Several years ago, I had the privilege of attending a “Gravity” conference in Nebraska. Gravity puts on conferences for “contemplative activists.” When I try to explain this to people the first reaction is, “Contemplative Activist, isn’t that an oxymoron?”
Let me tell you how Gravity started. Chris and Phileena Heuertz worked overseas with marginalized populations like sex-trafficked women and girls. They noticed over time that their co-workers burned out every few years. They decided to try to figure out how to make this kind of activism more sustainable.
To that end, they interviewed Richard Rohr, Thomas Merton, and Mother Theresa. All three said that in order to sustain good works, you must have a discipline of contemplative prayer practices from which to strengthen your soul.
The retreat I went to was called a Grounding Retreat where these contemplative practices were taught. It was held at a Benedictine Monastery.
The retreat was wonderful! Each session we learned at least one practice and then tried it and debriefed it. On the Gravity Website, you can explore all these practices. I’ll list a few here: Silence, Solitude, Stillness, Lectio Divina, Centering Prayer, Breath Prayer, and the Examen.
For me, the take-home was threefold:
First, I had already used many of these practices, but none of them had become regular disciplines in my life except my monthly retreats to the Mercy Center in Auburn, California which was greatly curtailed during the pandemic. I also added yoga to my exercise routine, which I first tried at this retreat. I’ve also enjoyed meditation and lectio apps.

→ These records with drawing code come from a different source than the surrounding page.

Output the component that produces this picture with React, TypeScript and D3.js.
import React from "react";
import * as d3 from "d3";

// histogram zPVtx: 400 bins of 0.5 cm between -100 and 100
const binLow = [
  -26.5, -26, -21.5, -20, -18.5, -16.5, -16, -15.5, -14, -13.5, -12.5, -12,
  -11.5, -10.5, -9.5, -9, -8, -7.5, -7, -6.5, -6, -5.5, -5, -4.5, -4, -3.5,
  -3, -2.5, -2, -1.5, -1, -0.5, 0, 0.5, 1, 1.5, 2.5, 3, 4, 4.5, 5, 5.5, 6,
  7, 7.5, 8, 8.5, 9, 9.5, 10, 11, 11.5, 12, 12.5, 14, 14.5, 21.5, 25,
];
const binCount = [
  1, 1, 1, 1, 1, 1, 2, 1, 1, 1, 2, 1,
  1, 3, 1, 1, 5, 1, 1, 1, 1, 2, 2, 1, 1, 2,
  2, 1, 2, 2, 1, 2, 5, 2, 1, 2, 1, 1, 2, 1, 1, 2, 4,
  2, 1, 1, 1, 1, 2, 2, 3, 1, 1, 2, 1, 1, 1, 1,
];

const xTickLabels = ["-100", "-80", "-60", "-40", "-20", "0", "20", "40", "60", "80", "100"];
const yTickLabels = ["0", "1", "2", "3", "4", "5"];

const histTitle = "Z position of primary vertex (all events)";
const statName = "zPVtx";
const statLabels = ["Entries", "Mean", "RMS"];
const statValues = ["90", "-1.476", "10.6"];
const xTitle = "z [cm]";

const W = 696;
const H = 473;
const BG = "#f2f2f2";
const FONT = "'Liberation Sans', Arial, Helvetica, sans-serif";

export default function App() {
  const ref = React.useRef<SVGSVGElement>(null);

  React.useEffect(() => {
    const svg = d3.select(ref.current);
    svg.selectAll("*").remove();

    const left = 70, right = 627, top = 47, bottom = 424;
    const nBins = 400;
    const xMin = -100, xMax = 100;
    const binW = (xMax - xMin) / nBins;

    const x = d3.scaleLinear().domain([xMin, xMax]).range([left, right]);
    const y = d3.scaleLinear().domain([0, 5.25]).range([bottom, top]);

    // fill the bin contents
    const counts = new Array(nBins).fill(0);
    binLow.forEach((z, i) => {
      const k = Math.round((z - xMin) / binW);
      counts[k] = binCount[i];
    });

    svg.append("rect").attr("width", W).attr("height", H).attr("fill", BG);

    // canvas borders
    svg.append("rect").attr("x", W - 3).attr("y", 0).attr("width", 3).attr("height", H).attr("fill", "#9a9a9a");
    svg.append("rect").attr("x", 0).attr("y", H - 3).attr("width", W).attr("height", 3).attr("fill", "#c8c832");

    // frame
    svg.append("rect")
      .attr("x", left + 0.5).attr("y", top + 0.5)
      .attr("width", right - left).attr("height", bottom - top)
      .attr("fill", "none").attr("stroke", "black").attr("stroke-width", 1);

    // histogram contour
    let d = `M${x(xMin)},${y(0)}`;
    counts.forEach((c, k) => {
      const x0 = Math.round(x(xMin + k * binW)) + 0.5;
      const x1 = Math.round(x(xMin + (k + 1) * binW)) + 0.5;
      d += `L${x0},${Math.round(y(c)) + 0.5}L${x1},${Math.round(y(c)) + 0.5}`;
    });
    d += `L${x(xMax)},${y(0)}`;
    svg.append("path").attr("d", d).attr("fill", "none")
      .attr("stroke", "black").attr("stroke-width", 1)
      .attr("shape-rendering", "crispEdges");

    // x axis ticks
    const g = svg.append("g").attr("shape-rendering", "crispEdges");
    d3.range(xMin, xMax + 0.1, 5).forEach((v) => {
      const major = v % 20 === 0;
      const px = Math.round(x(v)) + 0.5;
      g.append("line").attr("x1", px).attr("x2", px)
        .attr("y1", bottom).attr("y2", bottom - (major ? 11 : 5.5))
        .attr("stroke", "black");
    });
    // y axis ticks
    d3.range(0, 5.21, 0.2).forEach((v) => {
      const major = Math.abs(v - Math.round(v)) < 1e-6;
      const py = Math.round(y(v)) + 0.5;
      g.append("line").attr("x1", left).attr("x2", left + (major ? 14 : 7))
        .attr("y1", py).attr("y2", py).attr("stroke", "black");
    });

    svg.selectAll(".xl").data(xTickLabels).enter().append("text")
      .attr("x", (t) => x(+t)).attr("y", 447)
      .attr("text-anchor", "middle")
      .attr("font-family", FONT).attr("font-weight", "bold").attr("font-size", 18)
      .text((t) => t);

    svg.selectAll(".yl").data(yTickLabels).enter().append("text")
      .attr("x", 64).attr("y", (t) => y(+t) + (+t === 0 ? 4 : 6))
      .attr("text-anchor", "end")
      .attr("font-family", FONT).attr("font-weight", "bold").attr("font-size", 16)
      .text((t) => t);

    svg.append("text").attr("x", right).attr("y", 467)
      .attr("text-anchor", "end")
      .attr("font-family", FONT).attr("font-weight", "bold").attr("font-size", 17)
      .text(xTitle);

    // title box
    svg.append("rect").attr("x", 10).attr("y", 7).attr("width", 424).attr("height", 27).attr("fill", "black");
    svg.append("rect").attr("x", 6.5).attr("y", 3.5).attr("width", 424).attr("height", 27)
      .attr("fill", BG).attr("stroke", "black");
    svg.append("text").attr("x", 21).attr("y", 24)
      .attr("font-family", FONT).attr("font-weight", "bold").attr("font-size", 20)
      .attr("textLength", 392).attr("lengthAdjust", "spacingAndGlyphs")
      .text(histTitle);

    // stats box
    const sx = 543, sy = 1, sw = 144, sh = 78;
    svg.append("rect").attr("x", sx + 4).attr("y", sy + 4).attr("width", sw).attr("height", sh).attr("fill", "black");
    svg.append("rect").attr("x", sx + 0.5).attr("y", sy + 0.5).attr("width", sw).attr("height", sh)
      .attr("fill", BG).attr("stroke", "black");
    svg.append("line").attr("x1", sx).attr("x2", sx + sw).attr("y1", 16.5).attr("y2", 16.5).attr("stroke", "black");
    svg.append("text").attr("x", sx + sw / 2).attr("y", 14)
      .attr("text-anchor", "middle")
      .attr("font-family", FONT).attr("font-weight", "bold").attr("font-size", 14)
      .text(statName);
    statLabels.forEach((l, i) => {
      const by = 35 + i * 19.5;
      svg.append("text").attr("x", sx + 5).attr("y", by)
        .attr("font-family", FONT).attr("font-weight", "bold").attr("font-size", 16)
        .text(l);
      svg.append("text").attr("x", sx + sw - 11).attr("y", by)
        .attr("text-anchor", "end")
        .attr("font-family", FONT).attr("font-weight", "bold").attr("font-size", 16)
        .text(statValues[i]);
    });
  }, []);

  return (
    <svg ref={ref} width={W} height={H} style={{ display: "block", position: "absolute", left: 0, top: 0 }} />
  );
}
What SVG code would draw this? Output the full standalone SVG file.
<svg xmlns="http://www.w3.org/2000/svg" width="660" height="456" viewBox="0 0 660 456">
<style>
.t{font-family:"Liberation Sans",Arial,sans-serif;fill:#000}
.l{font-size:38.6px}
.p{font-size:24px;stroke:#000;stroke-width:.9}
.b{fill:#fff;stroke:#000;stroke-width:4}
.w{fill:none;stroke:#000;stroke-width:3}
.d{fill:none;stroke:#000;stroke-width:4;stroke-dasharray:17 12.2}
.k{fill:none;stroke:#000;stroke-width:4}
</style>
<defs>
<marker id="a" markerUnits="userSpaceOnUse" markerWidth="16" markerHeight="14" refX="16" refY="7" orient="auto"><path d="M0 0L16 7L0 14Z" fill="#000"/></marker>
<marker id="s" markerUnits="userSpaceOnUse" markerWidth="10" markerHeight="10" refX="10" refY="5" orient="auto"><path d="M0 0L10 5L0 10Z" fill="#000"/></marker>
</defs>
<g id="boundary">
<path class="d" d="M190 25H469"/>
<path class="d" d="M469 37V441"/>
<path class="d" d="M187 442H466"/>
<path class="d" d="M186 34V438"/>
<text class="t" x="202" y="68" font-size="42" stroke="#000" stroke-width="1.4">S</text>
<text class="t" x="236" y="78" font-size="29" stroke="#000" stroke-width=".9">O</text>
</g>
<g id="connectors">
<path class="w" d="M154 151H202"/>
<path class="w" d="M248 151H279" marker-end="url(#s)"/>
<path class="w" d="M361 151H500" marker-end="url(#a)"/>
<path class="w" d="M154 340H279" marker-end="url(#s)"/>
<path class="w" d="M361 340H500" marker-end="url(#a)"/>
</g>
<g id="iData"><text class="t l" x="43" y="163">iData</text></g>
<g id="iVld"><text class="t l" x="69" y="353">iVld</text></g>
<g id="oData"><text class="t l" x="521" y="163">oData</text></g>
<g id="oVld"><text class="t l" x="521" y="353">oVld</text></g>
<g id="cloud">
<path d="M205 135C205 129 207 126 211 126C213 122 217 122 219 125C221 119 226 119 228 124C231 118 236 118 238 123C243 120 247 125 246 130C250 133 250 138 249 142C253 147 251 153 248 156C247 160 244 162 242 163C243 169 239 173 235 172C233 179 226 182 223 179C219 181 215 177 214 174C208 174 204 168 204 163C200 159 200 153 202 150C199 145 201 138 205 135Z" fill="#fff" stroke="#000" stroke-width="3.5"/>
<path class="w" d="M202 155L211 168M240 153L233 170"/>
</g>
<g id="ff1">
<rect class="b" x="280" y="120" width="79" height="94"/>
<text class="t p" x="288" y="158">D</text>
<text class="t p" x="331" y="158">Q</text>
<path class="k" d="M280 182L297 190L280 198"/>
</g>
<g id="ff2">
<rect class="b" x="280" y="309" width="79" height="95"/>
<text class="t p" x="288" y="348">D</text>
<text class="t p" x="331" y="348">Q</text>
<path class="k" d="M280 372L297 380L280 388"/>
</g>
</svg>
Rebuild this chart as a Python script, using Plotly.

Second, as a writer, I was between books when I arrived at the retreat – without a clue about what I wanted to write next. Almost the second I walked onto the property; an idea downloaded into my brain and The Retreat was born. It’s a fictional book that takes you on a personal retreat. Phileena even wrote an editorial review for me.
Third, this is very personal: in my former job, I was at these kinds of retreat centers at least twice a year. One of the saddest parts of leaving that work was having to give up those retreats. The last day of the retreat I sat by a little lake and asked God why I was there. Was it just to beef up my personal practices? Was it for a new book idea? He reminded me of the sense of loss I’d felt when leaving that job, thinking I’d never be at a retreat like this again. And God simply said, “I love you enough to make this happen because I know it’s important to you.” That made me cry. It was as if God was saying, “I’ve got you!”
If you’re an activist, especially if you are working in a job that exposes you to soul-draining work, it is important to restore your soul with contemplative practices. But all of us will do well to add these practices to our lives. To help us do good, better.
I started this blog to bring easy onramp spiritual practices to folks. I hope you explore it to find some that you might enjoy.
Do you have any favorite contemplative practices? What has worked for you or what would you like to try?